If the cheese has not reached the desired flavour, I re-wax it as quickly as I can and pop it back in the cheese fridge with a new date attached to it for when I am going to retry it again.
|Aged Pepperjack with a re-waxed quarter.|
However, if the cheese is just right, then I cut it into quarters, and either vac-pack each quarter separately, or re-wax each quarter, label them and put them in a cheese box that I have in the normal refrigerator. By dropping the temperature down to around 4C (39F), it slows down the aging process dramatically. Excluding air by waxing or vac-packing each quarter ensures that there should be no further mould development.
If it is a Stilton or Blue cheese, you could vac-pack, but I find that it is just as easy and safe to wrap in cheese micro-wrap, or wrapping in grease-proof baking paper. Then store it in the normal refrigerator as per a semi-hard cheese.
Same goes for a hard cheese like Parmesan or Romano. I simply wrap these cheeses in baking paper, store them at 4C, and they tend not to dry out any further.

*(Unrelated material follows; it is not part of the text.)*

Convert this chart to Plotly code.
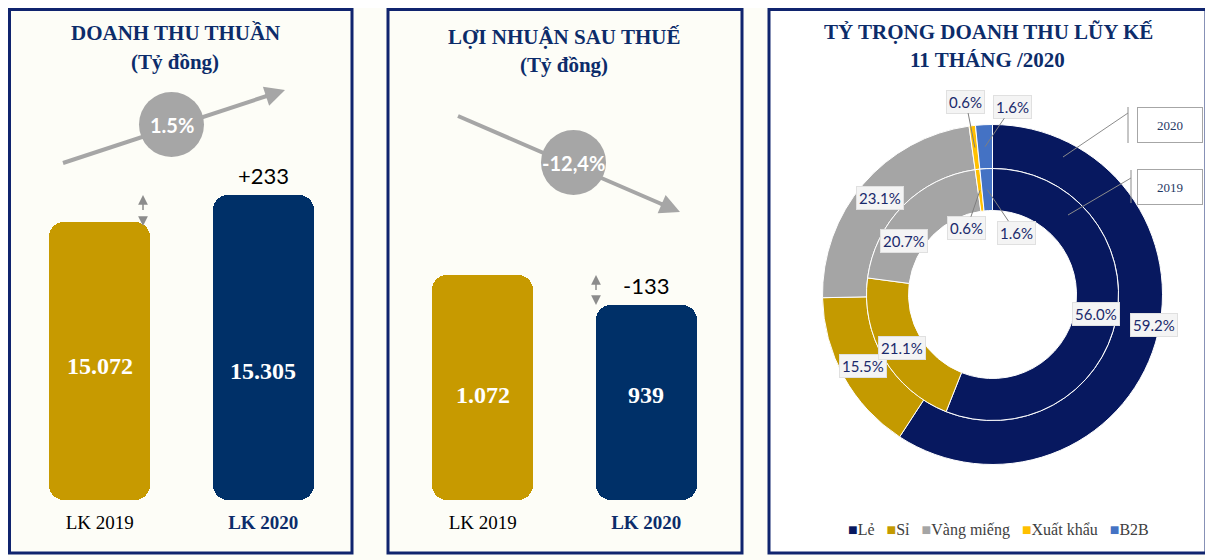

Besides, my finished cheese tends not to be stored too long after maturation, because our family has either eaten it, or I have given it away to friends!
I hope this post has shed some light on what to do with your cheese after maturation.
Do any of you do it differently that may be worth mentioning? Please feel free to leave a comment.
Not sure if I have sent this already as it disappeared from my screen!!
Although not exactly on the subject of what to do with cheese that has aged sufficiently I notice on this blog a photo showing your cheese and some store-bought crackers. Here is a very nice recipe for home made crackers that are much more flavourful that the store-bought ones.
1. In a large bowl mix:
1½ cups Whole-wheat flour
1 cup White flour
1 tsp Baking Powder
½ tsp Salt
1/3 cup Oil (I use olive oil)
½ cup Sunflower seeds (raw)
¼ cup Ground flax
¼ cup Sesame seeds
1 cup Water
Combine everything into a dough which should be moist but not sticky.
2. Roll out the dough to 1/8 to 1/16 inch thick and transfer to a cookie sheet covered in parchment paper.
3. Score the lines but do not separate pieces. It is easier to press the knife down rather than slide it along. Or use a pizza cutter.
4. Lightly brush the surface with salty water.
5. Bake 20 – 25 mins at 375 F (190 C) or until crackers are just turning a brownish colour. They do not need to be crispy at this stage as they will harden up as they cool on the baking sheet or cooling rack. Let crackers cool for 5 mins, then break apart on scored lines and finally let them cool completely.
1. Do not overwork the dough as it will become rubbery like bread dough and be very difficult to roll out. Regular pastry flour might be better.
2. Put a second cookie sheet on the oven rack below to shield the crackers and prevent them getting burnt.
I look forward to seeing a photo of your cheese alongside your home made crackers.
I suppose I have a slightly different situation because we make all our cheese when our cow has lots of milk and need to keep it through the year. At first we set up a cheese fridge at the right temperature, but to be honest, all our cheeses seemed to taste the same no matter what we did (the joy of unpasturised milk!). So now I just use a very simple recipe (Romano) and vac pack it after its dried out from the brine, about a week in the normal fridge seems ok. Then we just leave them vac packed in the normal fridge until we need them. I tend to grate the cheese and keep it in a bag in the freezer ready to sprinkle on things. The other cheese that I find is quick and easy is feta and it seems to do well stored in oil and herbs in the fridge (texture improves over time too :)). I tried storing it in brine and it dissolved! My aim is to keep things very simple, as I don't have time for waxing and working out when to do things at the right time. I think this would be different to just making cheese with bought milk whenever you feel like, for me its more of a chore to use up the excess milk we have, although it is an enjoyable chore when it all goes well.